Here's code for reproducing the issue in bevy_rapier3d:

use bevy::prelude::*;
use bevy_rapier3d::prelude::*;

fn main() {
    App::new()
        .add_plugins((DefaultPlugins, RapierPhysicsPlugin::<()>::default()))
        .insert_resource(ClearColor(Color::DARK_GRAY))
        .insert_resource(Msaa::Sample4)
        .add_systems(Startup, setup)
        .add_systems(Update, movement)
        .run();
}

#[derive(Component)]
struct Cube;

fn setup(
    mut commands: Commands,
    mut materials: ResMut<Assets<StandardMaterial>>,
    mut meshes: ResMut<Assets<Mesh>>,
) {
    // Ground
    commands.spawn((
        PbrBundle {
            mesh: meshes.add(Mesh::from(shape::Box::new(2000.0, 0.1, 2000.0))),
            material: materials.add(Color::rgba(0.7, 0.7, 0.8, 0.3).into()),
            ..default()
        },
        RigidBody::Fixed,
        Collider::from_bevy_mesh(
            &Mesh::from(shape::Plane {
                // The larger this is, the worse the issues are
                size: 2000.0,
                subdivisions: 0,
            }),
            // Convex decomposition is similarly buggy for large colliders
            // since it produces a convex hull as well.
            // Manually creating the convex hull also doesn't help.
            &ComputedColliderShape::ConvexHull,
        )
        .unwrap(),
    ));

    let cube_size = 2.0;

    // Spawn cube stacks
    for x in -2..2 {
        for y in -2..2 {
            for z in -2..2 {
                let pos = Vec3::new(
                    x as f32 * (cube_size + 0.05),
                    y as f32 * (cube_size + 0.05),
                    z as f32 * (cube_size + 0.05),
                );
                commands.spawn((
                    PbrBundle {
                        mesh: meshes.add(Mesh::from(shape::Cube { size: cube_size })),
                        material: materials.add(Color::rgb(0.2, 0.7, 0.9).into()),
                        transform: Transform::from_translation(pos + Vec3::Y * 8.0),
                        ..default()
                    },
                    RigidBody::Dynamic,
                    Velocity::default(),
                    Collider::cuboid(cube_size * 0.5, cube_size * 0.5, cube_size * 0.5),
                    Cube,
                ));
            }
        }
    }

    // Directional light
    commands.spawn(DirectionalLightBundle {
        directional_light: DirectionalLight {
            illuminance: 20_000.0,
            shadows_enabled: true,
            ..default()
        },
        transform: Transform::default().looking_at(Vec3::new(-1.0, -2.5, -1.5), Vec3::Y),
        ..default()
    });

    // Camera
    commands.spawn(Camera3dBundle {
        transform: Transform::from_translation(Vec3::new(0.0, 12.0, 40.0))
            .looking_at(Vec3::Y * 5.0, Vec3::Y),
        ..default()
    });
}

fn movement(keyboard_input: Res<Input<KeyCode>>, mut query: Query<&mut Velocity, With<Cube>>) {
    for mut lin_vel in &mut query {
        if keyboard_input.pressed(KeyCode::W) || keyboard_input.pressed(KeyCode::Up) {
            lin_vel.linvel.z -= 0.15;
        }
        if keyboard_input.pressed(KeyCode::A) || keyboard_input.pressed(KeyCode::Left) {
            lin_vel.linvel.x -= 0.15;
        }
        if keyboard_input.pressed(KeyCode::S) || keyboard_input.pressed(KeyCode::Down) {
            lin_vel.linvel.z += 0.15;
        }
        if keyboard_input.pressed(KeyCode::D) || keyboard_input.pressed(KeyCode::Right) {
            lin_vel.linvel.x += 0.15;
        }
    }
}

It produces this: (with debug-render)

bevy-rapier-convex-hull-issues.mp4

[aevyrie]

In these examples, the ground is a 20,000 x 20,000 convex hull, but even 500 x 500 has issues.

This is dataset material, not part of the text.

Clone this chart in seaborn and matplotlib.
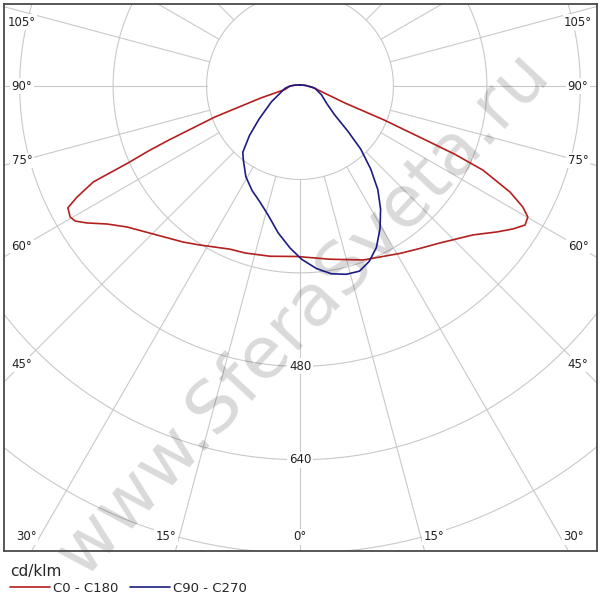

IIRC most game worlds without floating origin systems need to be smaller than ~2km a side to prevent jittering during rendering at the extents. If the units are meters here, I don't think this is a problem that can be solved without chunking colliders into more reasonable sizes. or using something custom for e.g. an infinite plane.